See the full code in action here. My first two experiments with gravitational lensing were: Lensing, where I put a gravitational lensing effect on top of someone else's star field; and Cosmos, which features two simple FBM-based starfields. Both of them used a simple and arbitrary trick. This lensing method, which is more apparent in Cosmic Storm because of the background, rotates the ray direction by the correct angle of deflection as it passes the blackhole. This means that the effect isn't perfect because the path of the ray is a corner, not a curve.

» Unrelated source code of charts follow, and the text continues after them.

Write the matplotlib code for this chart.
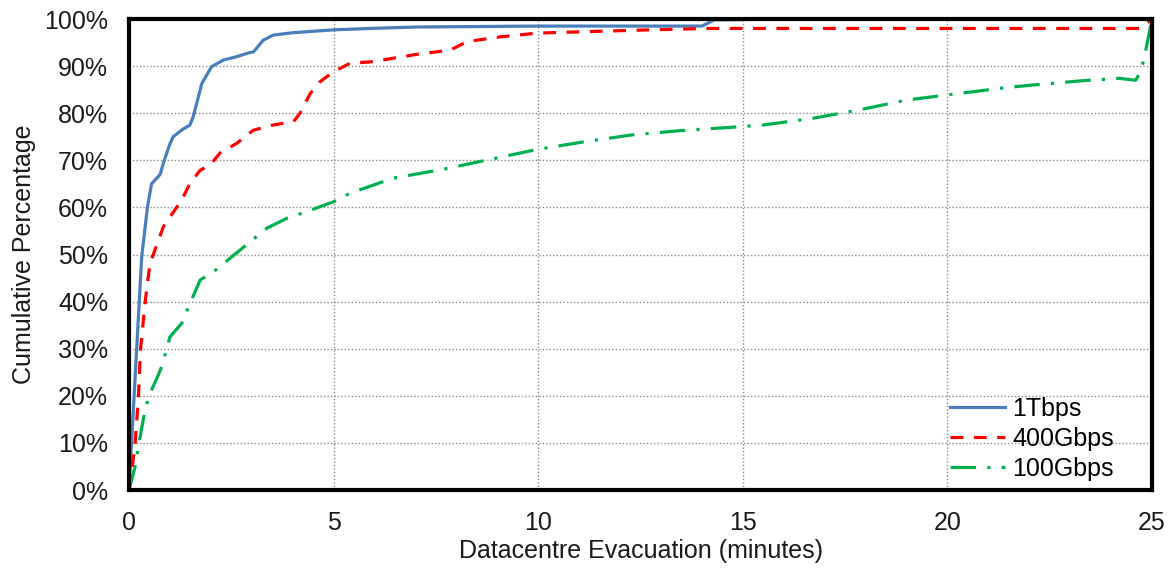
import matplotlib
matplotlib.use("Agg")
import matplotlib.pyplot as plt
from matplotlib.ticker import FuncFormatter

plt.rcParams['font.family'] = ['Liberation Sans', 'DejaVu Sans']

# 1Tbps
x_1t = [0, 0.15, 0.31, 0.45, 0.55, 0.76, 0.84, 1.0, 1.08, 1.3, 1.49, 1.57, 1.78, 2.02,
        2.31, 2.63, 2.92, 3.04, 3.28, 3.53, 4.02, 5.0, 5.9, 7.0, 10.0, 14.0, 14.3, 16.0, 25.0]
y_1t = [0, 24, 49.5, 60, 65, 67, 69.4, 73.5, 75, 76.5, 77.5, 79.3, 86.3, 89.9,
        91.3, 92, 92.8, 93, 95.5, 96.6, 97.1, 97.7, 98, 98.3, 98.5, 98.5, 99.8, 100, 100]

# 400Gbps
x_400 = [0, 0.07, 0.15, 0.23, 0.28, 0.39, 0.51, 0.84, 1.17, 1.29, 1.49, 1.74, 1.98, 2.22,
         2.63, 3.04, 3.53, 4.02, 4.18, 4.43, 4.67, 5.0, 5.4, 5.9, 6.2, 7.03, 7.85, 8.26,
         9.07, 9.97, 11.1, 12.74, 14.2, 24.7, 25.0]
y_400 = [0, 4.2, 9.9, 19.8, 29.7, 39.6, 48, 55.9, 60.1, 61.6, 65.1, 67.9, 69, 71.5,
         73.6, 76.4, 77.5, 78.2, 80, 84.2, 86.7, 88.8, 90.6, 90.9, 91.3, 92.5, 93.4, 95.2,
         96.2, 97, 97.3, 97.7, 98, 98, 100]

# 100Gbps
x_100 = [0, 0.15, 0.23, 0.39, 0.51, 0.68, 0.8, 1.0, 1.29, 1.49, 1.74, 2.06, 2.47, 2.96,
         3.37, 3.86, 4.34, 5.0, 5.4, 6.45, 7.68, 8.83, 9.97, 11.1, 12.3, 13.47, 14.7, 15.5,
         16.7, 17.9, 19.0, 20.2, 21.4, 22.1, 23.3, 24.2, 24.6, 24.7, 24.8, 25.0]
y_100 = [0, 5, 9.2, 17, 20.5, 23.7, 26.2, 32.5, 35.4, 39.6, 44.6, 46.3, 49.2, 52.7,
         55.6, 57.7, 59.1, 61.2, 63, 66.2, 68.1, 70.2, 72.3, 73.9, 75.4, 76.3, 77, 77.5,
         78.9, 80.8, 82.8, 84.1, 85.4, 86, 86.9, 87.4, 87, 88.5, 91.3, 100]

series_labels = ['1Tbps', '400Gbps', '100Gbps']
x_ticks = [0, 5, 10, 15, 20, 25]
y_ticks = list(range(0, 101, 10))

fig = plt.figure(figsize=(11.76, 5.76), dpi=100)
ax = fig.add_axes([0.1097, 0.1493, 0.8699, 0.8177])

ax.plot(x_1t, y_1t, color='#4A7EBB', lw=2.3, label=series_labels[0], zorder=3)
ax.plot(x_400, y_400, color='#FF0000', lw=2.3, dashes=(4, 3.3), label=series_labels[1], zorder=3)
ax.plot(x_100, y_100, color='#00B050', lw=2.3, dashes=(8, 3.5, 1, 3.5), label=series_labels[2], zorder=3)

ax.set_xlim(0, 25)
ax.set_ylim(0, 100)
ax.set_xticks(x_ticks)
ax.set_yticks(y_ticks)
ax.yaxis.set_major_formatter(FuncFormatter(lambda v, p: f"{int(v)}%"))
ax.grid(True, color='#8c8c8c', linestyle=(0, (1, 1.5)), linewidth=1.0, zorder=1)
ax.tick_params(length=0, labelsize=18, colors='#1a1a1a')
ax.tick_params(axis='x', pad=15)
ax.tick_params(axis='y', pad=15)
for s in ax.spines.values():
    s.set_linewidth(3)
    s.set_color('black')
    s.set_zorder(4)

ax.set_xlabel('Datacentre Evacuation (minutes)', fontsize=18, color='#1a1a1a', labelpad=3)
ax.set_ylabel('Cumulative Percentage', fontsize=18, color='#1a1a1a', labelpad=6)

leg = ax.legend(loc='upper left', frameon=False, fontsize=18, handlelength=2.2,
                handletextpad=0.28, borderaxespad=0, borderpad=0, labelspacing=0.24,
                bbox_to_anchor=(0.8025, 0.197))

fig.savefig('out.png', dpi=100)
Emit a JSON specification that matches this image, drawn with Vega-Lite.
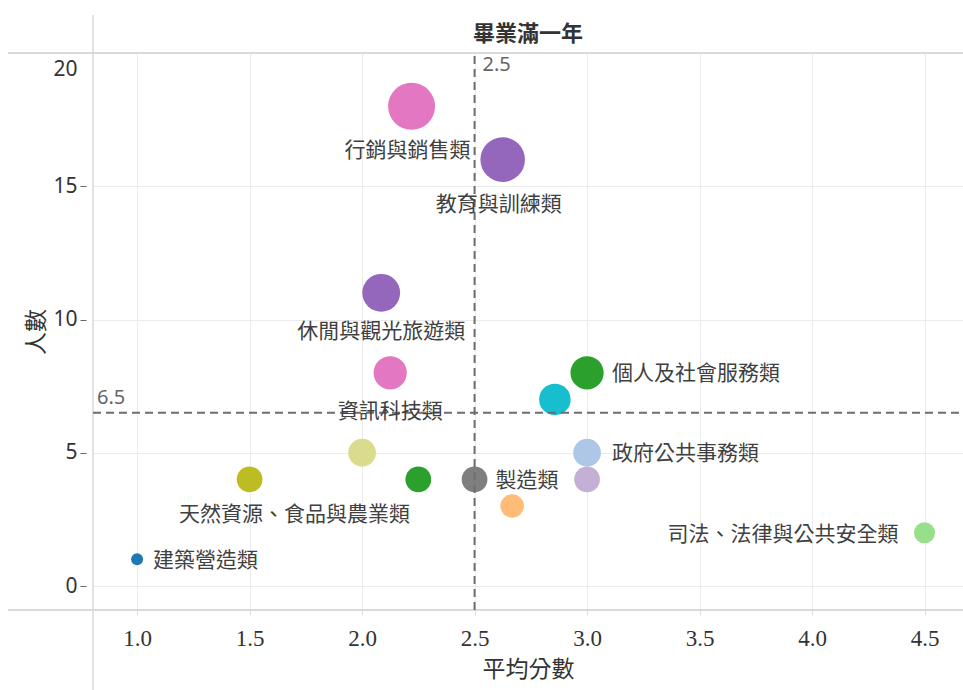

This shader uses volumetric rendering, meaning rays are fired from a virtual camera through each pixel and as they pass through space they accumulate color. In my last post about the Hopf Fibration I mentioned that it would be really cool to learn about fluid dynamics because there is a certain solution to the Navier-Stokes equations whose flow lines are the projected circles of the Hopf fibration. I haven't really learned very much about fluid dynamics, but I got inspired by this shader's technique for rendering a 2D vector field. It uses Euler's method or the Runge-Kutta method to approximate the flow of an individual point under the velocity field. It samples a texture at two points along the flow and interpolates between the two colors based on time to make it look like the texture is moving. You can tell something similar is being used here because if you don't move the camera and look carefully you'll see that the image is periodic. Here's my 3D version of the color interpolation in GLSL:

vec3 interpolateColor(vec3 p){
float t1 = fract(0.5*time);
float t2 = fract(t1 + 0.5);
vec3 c1 = makeColor(approxFlow(p, t1 + 0.3));
vec3 c2 = makeColor(approxFlow(p, t2 + 0.3));
t1 = 2.0*abs(t1 - 0.5);
return mix(c1, c2, t1);

where t1 and t2 define the points in time where the flow will be approximated. approxFlow(vec3 p, float t) approximates the flow of point p at time t; it uses 5 iterations of the Runge-Kutta method. t1 is set to 2.0*abs(t1 - 0.5) before linearly interpolating so that the color at t2 fades in as the color at t1 fades out and vice versa. makeColor(vec3 p) makes a color based on the pressure and density of the solution to the Navier-Stokes equations. So here is the solution: $$v(x,y,z) = A \left(a^2+x^2+y^2+z^2\right)^{-2} \left( 2(-ay+xz), 2(ax+yz) , a^2-x^2-y^2+z^2 \right),$$ $$p(x,y,z) = -A^2B \left(a^2+x^2+y^2+z^2\right)^{-3},$$ $$\rho(x,y,z) = 3B\left(a^2+x^2+y^2+z^2\right)^{-1}$$ where $v$ is velocity, $p$ is pressure, $\rho$ is density, $a$ is the distance to the unit circle in the $xy$ plane, and $A$ and $B$ are the arbitrary constants which you can manipulate using the sliders above!

makeColor squishes pressure and density into the range $(0,\,1)$ with a logistic curve. It then calculates the hue of the color from the pressure, high pressure meaning more blue and lower pressure meaning more red, the reasoning being that high pressure corresponds to higher temperatures which in turn corresponds to higher frequency light being emitted from whatever gas is swirling around this blackhole. The brightness of the color is the based off of the density, with the reasoning being that regions with more atoms will emit more light.

This was a fun technique to experiment with, but it makes me more curious about the physics behind fluids and how fluid simulations are actually carried out.